Saint Albaud of Toul, otherwise Aladius or Albin (d. c. 525) was a 6th-century bishop of Toul. He is venerated as a saint in the Catholic church with a feast day celebrated on 1 March.

==Biography==
Albaud was a priest and a close friend of Saint Evre, whom he succeeded as the eighth bishop of Toul, in which post he served between approximately 507 and 525. He completed the church begun by his predecessor and dedicated to him. He also founded a religious community for men to which he gave the Rule of Agaunum, the origin of the Benedictine Abbey of St. Evre.

His residence, built in the 6th century, constituted the first bishop's palace and was known as the Curia Albaudi or Cour Saint Albaud. It remained till the 13th century, when it was demolished during the construction of the present cathedral. It was located near the cloister.

==Veneration==
Albaud died about 525 and his body was buried in the church of the Abbey of St. Evre. Saint Gauzelin, thirty-second bishop of Toul, who ministered between 922 and 962, disinterred his remains and placed them in a reliquary.

The feast of Saint Albaud is celebrated on 1 March.
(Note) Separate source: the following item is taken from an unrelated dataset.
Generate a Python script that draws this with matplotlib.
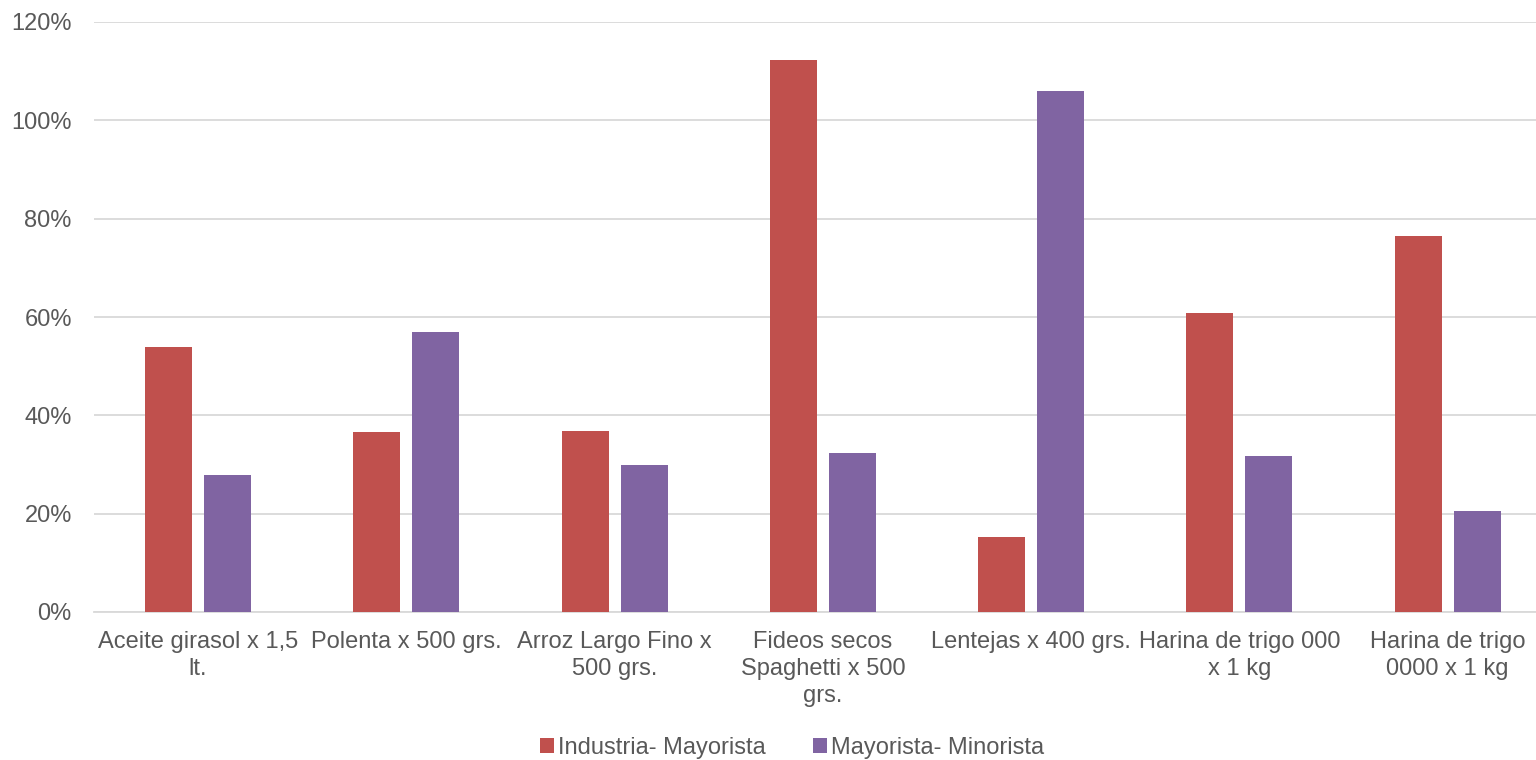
import matplotlib
matplotlib.use("Agg")
import matplotlib.pyplot as plt
import numpy as np
from matplotlib.ticker import PercentFormatter

categories = ["Aceite girasol x 1,5\nlt.", "Polenta x 500 grs.", "Arroz Largo Fino x\n500 grs.",
              "Fideos secos\nSpaghetti x 500\ngrs.", "Lentejas x 400 grs.",
              "Harina de trigo 000\nx 1 kg", "Harina de trigo\n0000 x 1 kg"]
industria_mayorista = [53.9, 36.6, 36.8, 112.3, 15.3, 60.8, 76.5]
mayorista_minorista = [27.9, 56.9, 29.9, 32.3, 106.0, 31.7, 20.5]
series_names = ["Industria- Mayorista", "Mayorista- Minorista"]
yticks = [0, 20, 40, 60, 80, 100, 120]

plt.rcParams['font.family'] = ['Liberation Sans', 'DejaVu Sans']
W, H = 1536, 760
fig = plt.figure(figsize=(W/100, H/100), dpi=100)
left_px, cat_px = 94, 208.25
ax = fig.add_axes([left_px/W, 1-612/H, 7*cat_px/W, (612-22)/H])

x = np.arange(len(categories))
bw = 0.226
off = 0.142
ax.bar(x - off, industria_mayorista, bw, color="#C0504D", label=series_names[0], zorder=3)
ax.bar(x + off, mayorista_minorista, bw, color="#8064A2", label=series_names[1], zorder=3)

ax.set_xlim(-0.5, len(categories) - 0.5)
ax.set_ylim(0, 120)
ax.set_yticks(yticks)
ax.yaxis.set_major_formatter(PercentFormatter(decimals=0))
ax.grid(axis='y', color="#D9D9D9", linewidth=1.3, zorder=0)
ax.set_xticks(x)
ax.set_xticklabels(categories, fontsize=17, color="#595959", linespacing=1.3)
ax.tick_params(axis='y', labelsize=17, labelcolor="#595959", length=0, pad=16)
ax.tick_params(axis='x', length=0, pad=13.5)
for s in ["top", "right", "left"]:
    ax.spines[s].set_visible(False)
ax.spines["bottom"].set_color("#D9D9D9")
ax.spines["bottom"].set_linewidth(1.3)

fig.legend(loc="center", bbox_to_anchor=(792/W, 1-748/H), ncol=2, frameon=False,
           fontsize=17, labelcolor="#595959", handlelength=0.6, handleheight=0.6,
           handletextpad=0.15, columnspacing=2.0)

fig.savefig("out.png", dpi=100)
For centuries, pilgrims came to venerate his relics and to receive from the monks a distribution of specially blessed wine, known as the vinage or vinaigre de Saint Albaud. Until the 19th century, the inhabitants of Toul retained this tradition, having the wine blessed in the abbey. This drink was given to the sick in the hope that it might heal them.

Albaud's successor was Trifsorich of Toul.